Well, the lyrics are about precisely that.
The lyrics
I thought this was a perfect song to try the AI voice changer on because it fits with the theme. Here are the lyrics:
I don't wanna wake up honey, I just need a break from the misery. Seems everything's illogical, and there's nowhere left to go, the front line for the truth is on a talk show. And prudence is a fable lost on my modern mind, endeavoring to see behind it all, behind the wall. Too high up to touch down, point that finger at the moon. Ancient forces in my mind, that distant feeling like I'm not alive. Paint the picture of my life, wax wings and I flew too high. Ancient forces in my mind, that distant feeling like I'm not alive. The long view, the long view. I just gotta take it in the long view. The long view, the long view, I just gotta take it in the long view. Take care, brother. Don't stray too far. Sages have walked in front of you, pointing out the things to do. But on a Friday night you're an animal, And you say that you just need to feel all right. Well, you can say what you want to, that doesn't make it all all right. We're too high up to touch down, point that finger at the moon. Ancient forces in my mind, that distant feeling like I'm not alive. Paint the picture of my life, wax wings and I flew too high. Ancient forces in my mind, that distant feeling like I'm not alive. The long view, the long view. I just gotta take it in the long view.
I won’t go too in-depth on the meaning here as I know this post is already getting long, and there’s some merit to leaving some things up to interpretation. But I’ll give a general overview of my intention, and you can decide for yourself whether the intention matches the lyrics.
The song is called “The Long View”, and it’s about how our modern era fits into the longer span of human history. Although we tend to think of ourselves as highly logical and scientific beings who have moved beyond myth and legend, there is a creeping sense that we have lost our grounding. The institutions we relied on are in chaos, and our attention spans have shrunk so much that instead of looking for truth from deep study or first-hand experience, we just look for sound bites from podcasts, which are essentially talk shows.
Now, I don’t actually have anything against podcasts, but what I do take issue with is that podcasts are designed to be something we put on in the background. There is a huge difference between sitting down and listening to a podcast and simply hearing it in the background as we go grocery shopping or clean the dishes. We now see truth as a commodity, and we have lost all respect for it. We hardly ever see anything as deserving of our full, undivided attention — Netflix is already asking writers to have characters say their actions out loud so viewers who are looking at their phones can still follow along.
We are definitively “too high up to touch down” — we are floating in space, divorced from the things that make us feel human, and despite having an infinite amount of content at our fingertips, we end up having this “distant feeling that [we’re] not alive”, as if nothing is worthwhile. The increasing prevalence of AI threatens to profoundly alter even some of our most fundamental human activities, like the creation of art, increasing our sense of alienation as we navigate this new landscape.
And yet, we still have “ancient forces” in our minds, and those need to be respected and worked with, not discarded as if we are above them — doing so leads to this sense of disembodiment and disconnection.

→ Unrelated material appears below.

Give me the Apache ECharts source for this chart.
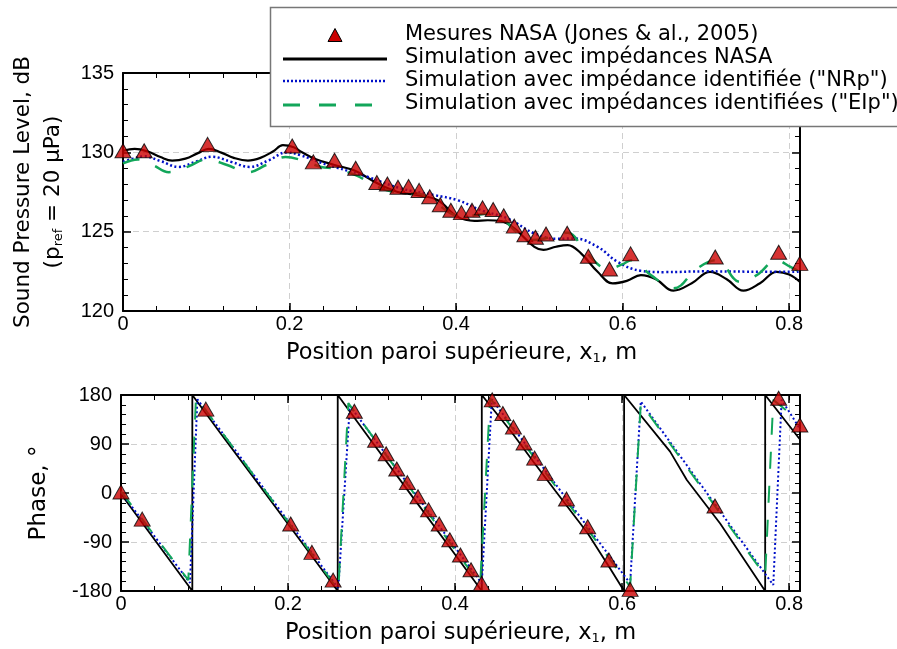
<!DOCTYPE html>
<html><head><meta charset="utf-8">
<script src="https://cdn.jsdelivr.net/npm/echarts@6/dist/echarts.min.js"></script>
<style>html,body{margin:0;padding:0;background:#fff}#c{width:897px;height:649px}</style>
</head><body><div id="c"></div>
<script>
// ---------- data ----------
const names = [
  'Mesures NASA (Jones & al., 2005)',
  'Simulation avec impédances NASA',
  'Simulation avec impédance identifiée ("NRp")',
  'Simulation avec impédances identifiées ("EIp")'
];
const measX = [0, 0.0254, 0.1016, 0.2032, 0.2286, 0.254, 0.2794, 0.3048, 0.3175, 0.3302, 0.3429, 0.3556, 0.3683, 0.381, 0.3937, 0.4064, 0.4191, 0.4318, 0.4445, 0.4572, 0.4699, 0.4826, 0.4953, 0.508, 0.5334, 0.5588, 0.5842, 0.6096, 0.7112, 0.7874, 0.8128];
const measSPL = [130.1, 130.1, 130.5, 130.4, 129.4, 129.5, 129.0, 128.1, 128.0, 127.8, 127.85, 127.6, 127.2, 126.7, 126.35, 126.2, 126.35, 126.5, 126.4, 126.0, 125.35, 124.8, 124.65, 124.85, 124.9, 123.45, 122.65, 123.6, 123.4, 123.7, 123.0];
const measPhase = [2, -48, 154, -57, -109, -160, 150, 97, 72, 44, 19, -7, -31, -57, -86, -114, -141, -166, 171, 146, 121, 92, 64, 36, -11, -62, -123, -177, -24, 174, 125];

const splNasa = [[0,130.1],[0.014,130.22],[0.03,130.05],[0.045,129.7],[0.059,129.48],[0.075,129.6],[0.09,129.95],[0.103,130.22],[0.118,129.98],[0.133,129.65],[0.15,129.48],[0.165,129.65],[0.18,130.05],[0.192,130.45],[0.205,130.32],[0.215,130.0],[0.23,129.6],[0.254,129.2],[0.278,128.85],[0.306,128.03],[0.33,127.5],[0.354,127.3],[0.378,126.98],[0.402,125.93],[0.422,125.68],[0.438,125.72],[0.454,125.66],[0.47,125.2],[0.494,124.04],[0.505,123.85],[0.52,124.05],[0.534,124.15],[0.55,123.63],[0.57,122.47],[0.588,121.74],[0.605,121.9],[0.622,122.26],[0.64,122.0],[0.661,121.28],[0.683,121.75],[0.705,122.47],[0.725,122.0],[0.745,121.28],[0.765,121.75],[0.785,122.47],[0.8,122.3],[0.813,121.84]];
const splNRp = [[0,129.4],[0.012,129.6],[0.025,129.75],[0.045,129.45],[0.067,129.08],[0.087,129.4],[0.107,129.72],[0.13,129.4],[0.152,129.08],[0.175,129.5],[0.197,130.0],[0.214,129.8],[0.235,129.39],[0.254,129.08],[0.294,128.45],[0.334,127.72],[0.374,127.3],[0.402,126.98],[0.43,126.35],[0.462,125.83],[0.494,124.89],[0.52,124.55],[0.542,124.57],[0.57,124.04],[0.594,123.1],[0.622,122.53],[0.65,122.45],[0.7,122.5],[0.75,122.48],[0.813,122.47]];
const splEIp = [[0,129.3],[0.018,129.55],[0.036,129.2],[0.055,128.75],[0.078,129.1],[0.1,129.55],[0.125,129.2],[0.15,128.75],[0.172,129.2],[0.195,129.7],[0.215,129.5],[0.238,129.08],[0.254,128.97],[0.28,128.55],[0.306,127.82],[0.334,127.44],[0.354,127.4],[0.374,126.87],[0.394,126.14],[0.41,125.93],[0.424,126.05],[0.438,126.14],[0.454,125.93],[0.47,125.09],[0.49,124.47],[0.506,124.57],[0.534,124.93],[0.554,123.84],[0.574,122.79],[0.584,122.68],[0.6,122.95],[0.61,123.2],[0.634,122.26],[0.661,121.43],[0.69,122.7],[0.713,123.2],[0.741,121.84],[0.761,122.26],[0.785,123.2],[0.801,122.79],[0.813,122.47]];

const phNasa = [[0,-2],[0.0854,-180],[0.0854,180],[0.12,108],[0.16,26],[0.2,-57],[0.23,-119],[0.2595,-180],[0.2595,180],[0.3,95],[0.35,-9],[0.4,-113],[0.432,-180],[0.432,180],[0.47,107],[0.494,57],[0.52,4],[0.5588,-74],[0.5842,-135],[0.6024,-180],[0.6024,180],[0.6575,76],[0.6775,24],[0.7174,-56],[0.7713,-180],[0.7713,180],[0.8137,97]];
const phNRp = [[0,1],[0.0826,-165],[0.0914,172],[0.2602,-175],[0.274,160],[0.432,-166],[0.444,172],[0.6096,-166],[0.6224,168],[0.781,-169],[0.791,171],[0.8137,116]];
const phEIp = [[0,3],[0.0806,-160],[0.0898,176],[0.2602,-178],[0.2722,165],[0.43,-168],[0.442,174],[0.6096,-172],[0.6224,165],[0.7713,-152],[0.781,171],[0.8137,131]];

const xMax = 0.813;
const xMajor = 0.2, xMinor = 0.04;
const splRange = [120, 135, 5];
const phRange = [-180, 180, 90];

// ---------- styles ----------
const FONT = 'Liberation Sans';
const TFONT = 'DejaVu Sans';
const RED = '#cc0000', BLUE = '#0010c8', GREEN = '#12a65a';
const BLUE_DASH = [2, 2.5], GREEN_DASH = [17, 17];
const gridLine = {show: true, lineStyle: {color: '#cfcfcf', type: [6, 4], width: 1}};
const axLine = {show: true, onZero: false, lineStyle: {color: '#000', width: 2}};
const xName = 'Position paroi supérieure, x{sub|1}, m';
function nameStyle(size, lh) {
  return {fontFamily: TFONT, fontSize: size, color: '#000', lineHeight: lh,
    rich: {sub: {fontFamily: TFONT, fontSize: 13, color: '#000', padding: [11, 0, 0, 0]}}};
}

function xAxes(grid) {
  const fmt = v => {
    const k = v / xMajor;
    if (Math.abs(k - Math.round(k)) > 1e-6) return '';
    return v === 0 ? '0' : (+v.toFixed(1)).toString();
  };
  const base = {gridIndex: grid, type: 'value', min: 0, max: xMax};
  return [
    Object.assign({}, base, {position: 'bottom', interval: xMajor,
     axisLine: axLine, axisTick: {show: true, inside: true, length: 8, lineStyle: {color: '#000', width: 1.5}},
     axisLabel: {formatter: fmt, fontFamily: FONT, fontSize: 20, color: '#000', margin: 3, showMaxLabel: false},
     splitLine: gridLine, name: xName, nameLocation: 'middle', nameGap: 29, nameTextStyle: nameStyle(22.5, 26)}),
    Object.assign({}, base, {position: 'bottom', interval: xMinor,
     axisLine: {show: false, onZero: false}, axisTick: {show: true, inside: true, length: 5, lineStyle: {color: '#000', width: 1}},
     axisLabel: {show: false}, splitLine: {show: false}}),
    Object.assign({}, base, {position: 'top', interval: xMajor,
     axisLine: axLine, axisTick: {show: true, inside: true, length: 8, lineStyle: {color: '#000', width: 1.5}},
     axisLabel: {show: false}, splitLine: {show: false}}),
    Object.assign({}, base, {position: 'top', interval: xMinor,
     axisLine: {show: false, onZero: false}, axisTick: {show: true, inside: true, length: 5, lineStyle: {color: '#000', width: 1}},
     axisLabel: {show: false}, splitLine: {show: false}})
  ];
}
function yAxes(grid, range, name, nameGap, nameSize) {
  const common = {gridIndex: grid, type: 'value', min: range[0], max: range[1], interval: range[2],
    axisLine: axLine, axisTick: {show: true, inside: true, length: 8, lineStyle: {color: '#000', width: 1.5}},
    minorTick: {show: true, splitNumber: 5, length: 5, lineStyle: {color: '#000', width: 1}}};
  return [
    Object.assign({}, common, {position: 'left',
      axisLabel: {fontFamily: FONT, fontSize: 20, color: '#000', margin: 9},
      splitLine: gridLine, name: name, nameLocation: 'middle', nameGap: nameGap,
      nameTextStyle: nameStyle(nameSize, 30)}),
    Object.assign({}, common, {position: 'right', axisLabel: {show: false}, splitLine: {show: false}})
  ];
}

function lineSeries(nm, data, xi, yi, color, type, width, smooth) {
  return {name: nm, type: 'line', xAxisIndex: xi, yAxisIndex: yi, data: data, smooth: smooth,
    symbol: 'none', showSymbol: false, animation: false, clip: true,
    lineStyle: {color: color, type: type, width: width}, itemStyle: {color: color}};
}
function measSeries(vals, xi, yi) {
  return {name: names[0], type: 'scatter', xAxisIndex: xi, yAxisIndex: yi, z: 5,
    data: measX.map((x, i) => [x, vals[i]]), symbol: 'triangle', symbolSize: [16, 14],
    itemStyle: {color: RED, borderColor: '#000', borderWidth: 1}, animation: false};
}

// ---------- legend (drawn as graphic elements) ----------
const LG = {x: 270.5, y: 7.5, w: 640, h: 119, iconX0: 283, iconX1: 387, textX: 405, rows: [35, 58, 81, 104], lineRows: [59, 81, 105]};
const legendGraphic = [
  {type: 'rect', z: 100, shape: {x: LG.x, y: LG.y, width: LG.w, height: LG.h},
   style: {fill: '#fff', stroke: '#777', lineWidth: 1.5}},
  {type: 'polygon', z: 101, shape: {points: [[LG.iconX0 + 45, LG.rows[0] + 6.5], [LG.iconX0 + 59, LG.rows[0] + 6.5], [LG.iconX0 + 52, LG.rows[0] - 6.5]]},
   style: {fill: RED, stroke: '#000', lineWidth: 1}},
  {type: 'line', z: 101, shape: {x1: LG.iconX0, y1: LG.lineRows[0], x2: LG.iconX1, y2: LG.lineRows[0]},
   style: {stroke: '#000', lineWidth: 3}},
  {type: 'line', z: 101, shape: {x1: LG.iconX0, y1: LG.lineRows[1], x2: LG.iconX1, y2: LG.lineRows[1]},
   style: {stroke: BLUE, lineWidth: 2.5, lineDash: [2, 2]}},
  {type: 'line', z: 101, shape: {x1: LG.iconX0, y1: LG.lineRows[2], x2: LG.iconX1, y2: LG.lineRows[2]},
   style: {stroke: GREEN, lineWidth: 3, lineDash: [17, 19]}}
].concat(names.map((n, i) => ({
  type: 'text', z: 101, x: LG.textX, y: LG.rows[i],
  style: {text: n, fill: '#000', font: '21px "' + TFONT + '"', verticalAlign: 'middle', align: 'left'}
})));

const option = {
  backgroundColor: '#fff',
  animation: false,
  grid: [
    {left: 121, top: 73, width: 679, height: 238},
    {left: 121, top: 395, width: 679, height: 196}
  ],
  xAxis: [].concat(xAxes(0), xAxes(1)),
  yAxis: [].concat(
    yAxes(0, splRange, 'Sound Pressure Level, dB\n(p{sub|ref} = 20 µPa)', 55, 21.5),
    yAxes(1, phRange, 'Phase, °', 67, 23)
  ),
  graphic: legendGraphic,
  series: [
    lineSeries(names[1], splNasa, 0, 0, '#000', 'solid', 2.2, 0.4),
    lineSeries(names[2], splNRp, 0, 0, BLUE, BLUE_DASH, 2.5, 0.4),
    lineSeries(names[3], splEIp, 0, 0, GREEN, GREEN_DASH, 2.5, 0.4),
    measSeries(measSPL, 0, 0),
    lineSeries(names[1], phNasa, 4, 2, '#000', 'solid', 1.8, false),
    lineSeries(names[2], phNRp, 4, 2, BLUE, BLUE_DASH, 2, false),
    lineSeries(names[3], phEIp, 4, 2, GREEN, GREEN_DASH, 2, false),
    measSeries(measPhase, 4, 2)
  ]
};
const chart = echarts.init(document.getElementById('c'), null, {renderer: 'canvas'});
chart.setOption(option);
</script></body></html>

We still need someone to point their finger at the moon (a classic Zen phrase) and show us the path. We need to remember that there are sages that have walked in front of us, be they religious figures, like Buddha, Christ, etc., or great philosophical figures like Seneca, Kant, etc., and they have pointed out the way for us, or at least given us a foundation to build upon.
We are not alone in this, and we should be mindful of the virtues, like prudence, that have helped the billions of humans who have lived and died before us make their ways skillfully through the world. If we want to forget those virtues and enjoy our basest animalistic tendencies each time the weekend rolls around, we are free to do that, but we shouldn’t fool ourselves into thinking that this is all that living is for — most philosophers would agree that there is more to life than partying and consumption. This constant justification of our basest impulses is a uniquely modern phenomenon. I’m not suggesting we feel guilty about them or that we all need to let go of every pleasure, but we should at least be mindful of when we are living superficially and aren’t living up to our ideals, whatever they may be.
This larger perspective — this long view — can serve not just as an interesting view to ponder, but it can provide a sense of peace, framing our seemingly insurmountable problems as just fleeting experiences in an endless cycle, connecting us with something greater than ourselves. Our need to hear wise words from another, to hear stories and lessons, is part of what makes us human, and no matter how disembodied we get, even to the point of replacing our voices with AI, we can always find refuge by relying on perennial wisdom.
The art
This song is about the need for spiritual fulfillment — that hunger of the ancient, pre-modern mind — that lies deep below the surface of our experience. I tried to make art that represents that.
Today, that need is not only largely unfulfilled, but it is obscured and covered up as we indulge in an unending and limitless amount of superficial content, hardly ever even bothering to pay attention to it.
The images in this collage are a mix of AI, public domain, and Creative Commons images. I specifically wanted bad AI images to help convey the absolute absurdity of the times we are living in. If you look closely, you’ll see disfigured human faces, the second-order nonsense of an AI generation I like to call “Pordan Jeterson” (second-order because I do not think highly of the real Jordan Peterson in the first place, to say the least), and images that look fine at first glance, but make less sense the more you look at them. All this is melded together with real imagery, so that it’s unclear what is real and what is simulation.
But you’ll also find important voices of the past shrouded in this cacophony - Laozi pokes his head out of a shrimp cocktail, Toni Morrison looks out from behind an AI (roast beef?) sandwich. And at the center of it all, blending into the background, is that fundamental human need for the divine touch — for something more than the world — in Michelangelo’s The Creation of Adam.
I’ll leave you with a question: in this scene, is God’s hand moving closer to Adam’s? Or is it pulling away?